WHAT IS REQUIRED. Please reproduce the lines of the records below from the one holding "Reproduce this chart with Plotly." through the one holding "import plotly.graph_objects as go", inclusive, skipping all pictures.

RECORD LIST.
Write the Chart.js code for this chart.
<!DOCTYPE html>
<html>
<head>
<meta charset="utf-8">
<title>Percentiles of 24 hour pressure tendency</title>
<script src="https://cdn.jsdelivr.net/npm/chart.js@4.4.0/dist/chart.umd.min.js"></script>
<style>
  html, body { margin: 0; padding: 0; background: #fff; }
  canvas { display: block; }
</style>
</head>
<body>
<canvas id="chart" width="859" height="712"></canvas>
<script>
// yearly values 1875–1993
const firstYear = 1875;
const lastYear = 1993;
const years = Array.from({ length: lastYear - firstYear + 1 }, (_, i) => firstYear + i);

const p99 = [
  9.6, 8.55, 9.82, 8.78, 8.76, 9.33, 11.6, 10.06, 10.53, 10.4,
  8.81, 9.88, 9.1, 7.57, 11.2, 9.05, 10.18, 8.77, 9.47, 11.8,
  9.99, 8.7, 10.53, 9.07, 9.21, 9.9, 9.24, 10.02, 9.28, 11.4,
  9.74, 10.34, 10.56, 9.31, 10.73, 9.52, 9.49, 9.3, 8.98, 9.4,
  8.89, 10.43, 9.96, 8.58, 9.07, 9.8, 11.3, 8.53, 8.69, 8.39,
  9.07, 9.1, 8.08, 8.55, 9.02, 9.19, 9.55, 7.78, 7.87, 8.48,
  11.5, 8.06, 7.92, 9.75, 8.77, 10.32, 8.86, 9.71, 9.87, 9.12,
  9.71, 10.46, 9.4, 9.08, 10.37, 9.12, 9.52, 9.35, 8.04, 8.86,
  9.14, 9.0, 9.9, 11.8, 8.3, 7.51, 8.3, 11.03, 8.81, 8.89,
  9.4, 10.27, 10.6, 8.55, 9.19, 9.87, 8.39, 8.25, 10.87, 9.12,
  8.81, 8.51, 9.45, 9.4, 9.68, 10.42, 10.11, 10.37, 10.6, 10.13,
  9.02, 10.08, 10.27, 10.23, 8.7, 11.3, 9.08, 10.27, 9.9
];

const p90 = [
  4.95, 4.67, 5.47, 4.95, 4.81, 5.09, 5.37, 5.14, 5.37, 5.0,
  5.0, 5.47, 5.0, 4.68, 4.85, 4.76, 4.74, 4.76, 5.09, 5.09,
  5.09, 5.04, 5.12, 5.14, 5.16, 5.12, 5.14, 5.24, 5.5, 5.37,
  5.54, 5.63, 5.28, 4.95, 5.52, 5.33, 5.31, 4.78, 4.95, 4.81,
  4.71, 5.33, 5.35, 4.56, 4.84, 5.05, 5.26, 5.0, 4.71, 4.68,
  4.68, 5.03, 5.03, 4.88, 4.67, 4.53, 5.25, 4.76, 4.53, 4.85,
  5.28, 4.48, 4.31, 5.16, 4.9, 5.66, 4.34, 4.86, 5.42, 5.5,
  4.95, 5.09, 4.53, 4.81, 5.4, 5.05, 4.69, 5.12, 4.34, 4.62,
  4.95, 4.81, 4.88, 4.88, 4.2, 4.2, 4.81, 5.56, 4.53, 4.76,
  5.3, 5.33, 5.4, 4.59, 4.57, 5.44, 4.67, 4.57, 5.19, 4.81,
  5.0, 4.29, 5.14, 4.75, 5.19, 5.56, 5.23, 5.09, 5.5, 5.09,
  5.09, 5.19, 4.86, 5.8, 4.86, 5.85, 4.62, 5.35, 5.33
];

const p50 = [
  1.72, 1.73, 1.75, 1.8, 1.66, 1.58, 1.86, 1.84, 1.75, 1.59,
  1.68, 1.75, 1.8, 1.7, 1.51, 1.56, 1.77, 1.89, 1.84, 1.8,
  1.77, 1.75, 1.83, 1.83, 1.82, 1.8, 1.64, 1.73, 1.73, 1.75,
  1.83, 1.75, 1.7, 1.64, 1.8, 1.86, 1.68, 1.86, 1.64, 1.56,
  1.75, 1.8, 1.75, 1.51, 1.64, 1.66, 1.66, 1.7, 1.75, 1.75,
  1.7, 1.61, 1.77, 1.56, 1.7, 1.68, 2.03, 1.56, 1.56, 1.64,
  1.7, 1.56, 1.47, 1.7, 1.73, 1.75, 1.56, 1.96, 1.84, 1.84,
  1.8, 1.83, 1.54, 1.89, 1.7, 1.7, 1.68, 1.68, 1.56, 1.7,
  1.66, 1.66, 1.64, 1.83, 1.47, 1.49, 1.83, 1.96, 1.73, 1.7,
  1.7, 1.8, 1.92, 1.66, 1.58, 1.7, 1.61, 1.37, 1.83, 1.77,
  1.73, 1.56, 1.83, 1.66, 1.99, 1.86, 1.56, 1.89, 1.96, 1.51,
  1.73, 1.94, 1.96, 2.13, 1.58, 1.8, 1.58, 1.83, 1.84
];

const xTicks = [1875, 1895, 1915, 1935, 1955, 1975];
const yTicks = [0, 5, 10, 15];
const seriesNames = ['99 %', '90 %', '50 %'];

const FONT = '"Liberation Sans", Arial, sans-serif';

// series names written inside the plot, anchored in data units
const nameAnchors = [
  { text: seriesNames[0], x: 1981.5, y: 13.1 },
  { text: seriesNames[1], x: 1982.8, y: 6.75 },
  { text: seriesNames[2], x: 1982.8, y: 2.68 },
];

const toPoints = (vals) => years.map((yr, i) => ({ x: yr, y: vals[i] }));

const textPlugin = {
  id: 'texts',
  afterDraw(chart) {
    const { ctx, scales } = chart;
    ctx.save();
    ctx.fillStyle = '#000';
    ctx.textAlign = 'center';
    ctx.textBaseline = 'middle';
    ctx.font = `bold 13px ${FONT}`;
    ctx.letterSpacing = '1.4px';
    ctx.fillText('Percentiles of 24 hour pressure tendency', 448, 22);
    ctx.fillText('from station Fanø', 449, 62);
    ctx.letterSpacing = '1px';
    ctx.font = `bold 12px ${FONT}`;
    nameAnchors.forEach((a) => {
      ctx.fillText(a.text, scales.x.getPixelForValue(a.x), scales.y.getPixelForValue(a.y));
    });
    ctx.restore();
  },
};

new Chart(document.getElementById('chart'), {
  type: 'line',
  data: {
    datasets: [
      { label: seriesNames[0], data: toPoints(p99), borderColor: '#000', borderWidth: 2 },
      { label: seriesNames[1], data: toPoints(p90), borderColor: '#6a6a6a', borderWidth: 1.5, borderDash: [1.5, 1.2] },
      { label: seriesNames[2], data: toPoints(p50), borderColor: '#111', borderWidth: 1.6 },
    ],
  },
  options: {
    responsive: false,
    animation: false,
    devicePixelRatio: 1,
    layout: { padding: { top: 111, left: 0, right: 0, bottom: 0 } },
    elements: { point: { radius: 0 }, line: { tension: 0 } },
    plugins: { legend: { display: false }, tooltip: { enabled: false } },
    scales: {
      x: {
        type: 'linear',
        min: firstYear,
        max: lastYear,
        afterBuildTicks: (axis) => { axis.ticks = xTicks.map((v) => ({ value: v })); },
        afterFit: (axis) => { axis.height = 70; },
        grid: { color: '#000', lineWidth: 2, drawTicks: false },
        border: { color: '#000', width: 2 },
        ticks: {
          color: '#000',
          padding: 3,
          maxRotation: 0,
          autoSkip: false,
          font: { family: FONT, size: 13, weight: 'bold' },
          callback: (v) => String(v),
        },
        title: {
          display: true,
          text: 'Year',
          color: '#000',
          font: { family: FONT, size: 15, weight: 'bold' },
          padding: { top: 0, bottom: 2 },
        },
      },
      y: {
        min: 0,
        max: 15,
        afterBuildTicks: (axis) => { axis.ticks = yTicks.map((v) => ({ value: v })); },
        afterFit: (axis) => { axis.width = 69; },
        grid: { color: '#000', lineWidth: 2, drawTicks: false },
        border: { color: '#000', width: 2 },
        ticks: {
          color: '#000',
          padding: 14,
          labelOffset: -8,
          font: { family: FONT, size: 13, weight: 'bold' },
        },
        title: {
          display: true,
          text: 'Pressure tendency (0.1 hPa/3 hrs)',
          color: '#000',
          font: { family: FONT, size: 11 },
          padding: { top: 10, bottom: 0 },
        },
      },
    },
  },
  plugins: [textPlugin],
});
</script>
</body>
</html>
---
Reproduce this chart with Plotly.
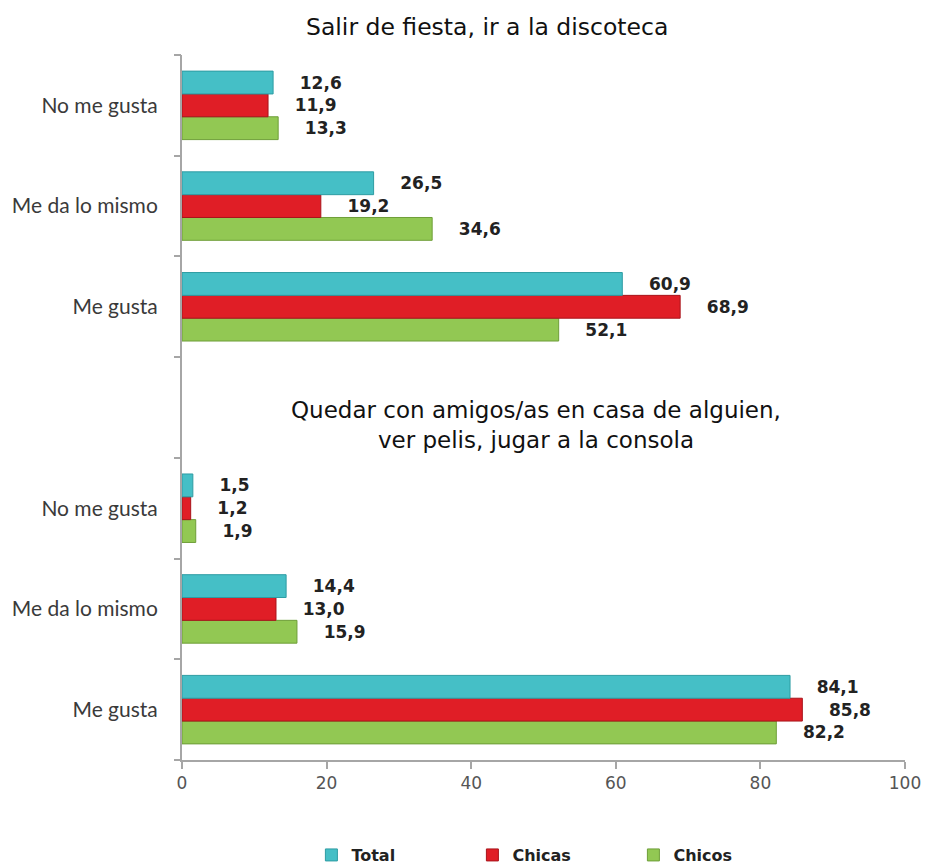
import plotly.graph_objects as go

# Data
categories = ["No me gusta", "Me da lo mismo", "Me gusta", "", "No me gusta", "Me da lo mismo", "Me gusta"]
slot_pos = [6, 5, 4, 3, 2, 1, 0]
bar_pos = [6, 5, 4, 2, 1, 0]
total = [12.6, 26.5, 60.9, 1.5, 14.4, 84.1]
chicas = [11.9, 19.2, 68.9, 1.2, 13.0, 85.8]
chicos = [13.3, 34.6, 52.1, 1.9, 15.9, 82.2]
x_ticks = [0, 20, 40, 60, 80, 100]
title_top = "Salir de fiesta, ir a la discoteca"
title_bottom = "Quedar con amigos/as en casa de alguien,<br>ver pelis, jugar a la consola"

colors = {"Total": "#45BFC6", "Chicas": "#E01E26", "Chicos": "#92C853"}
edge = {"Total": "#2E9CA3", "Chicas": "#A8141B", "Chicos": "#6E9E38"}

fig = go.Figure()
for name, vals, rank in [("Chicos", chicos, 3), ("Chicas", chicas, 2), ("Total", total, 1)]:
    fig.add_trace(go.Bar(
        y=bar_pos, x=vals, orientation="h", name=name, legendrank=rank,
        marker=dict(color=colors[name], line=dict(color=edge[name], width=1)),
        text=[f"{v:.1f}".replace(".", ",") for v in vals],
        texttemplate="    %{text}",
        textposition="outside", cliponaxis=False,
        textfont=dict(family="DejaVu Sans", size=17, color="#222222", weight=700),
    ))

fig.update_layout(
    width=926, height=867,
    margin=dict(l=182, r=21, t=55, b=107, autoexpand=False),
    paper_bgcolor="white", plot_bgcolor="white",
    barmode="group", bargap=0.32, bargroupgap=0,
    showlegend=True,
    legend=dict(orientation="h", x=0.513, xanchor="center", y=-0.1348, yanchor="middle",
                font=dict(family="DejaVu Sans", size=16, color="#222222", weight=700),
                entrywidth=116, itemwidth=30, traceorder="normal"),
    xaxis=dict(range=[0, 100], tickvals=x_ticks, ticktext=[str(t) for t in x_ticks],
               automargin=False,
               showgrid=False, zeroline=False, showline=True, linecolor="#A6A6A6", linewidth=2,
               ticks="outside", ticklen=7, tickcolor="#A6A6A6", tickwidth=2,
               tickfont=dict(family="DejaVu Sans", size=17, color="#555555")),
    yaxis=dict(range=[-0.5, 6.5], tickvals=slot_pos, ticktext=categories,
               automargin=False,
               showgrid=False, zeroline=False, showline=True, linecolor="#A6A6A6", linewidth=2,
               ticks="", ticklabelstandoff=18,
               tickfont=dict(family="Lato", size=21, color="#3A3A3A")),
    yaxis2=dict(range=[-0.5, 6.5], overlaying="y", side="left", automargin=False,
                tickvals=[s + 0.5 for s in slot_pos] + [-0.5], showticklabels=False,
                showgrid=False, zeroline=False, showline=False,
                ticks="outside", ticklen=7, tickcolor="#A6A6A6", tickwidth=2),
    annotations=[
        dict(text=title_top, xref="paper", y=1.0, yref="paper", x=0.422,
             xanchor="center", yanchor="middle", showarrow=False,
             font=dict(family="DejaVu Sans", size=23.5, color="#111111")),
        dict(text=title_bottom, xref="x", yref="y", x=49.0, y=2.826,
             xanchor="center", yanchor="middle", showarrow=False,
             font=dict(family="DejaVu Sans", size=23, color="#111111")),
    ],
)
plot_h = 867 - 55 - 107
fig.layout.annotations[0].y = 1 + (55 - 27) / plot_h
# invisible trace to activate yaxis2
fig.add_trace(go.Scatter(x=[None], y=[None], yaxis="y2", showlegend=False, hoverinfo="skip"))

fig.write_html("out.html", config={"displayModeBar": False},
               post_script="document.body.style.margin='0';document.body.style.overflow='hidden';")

WORKED ANSWER.
Reproduce this chart with Plotly.
import plotly.graph_objects as go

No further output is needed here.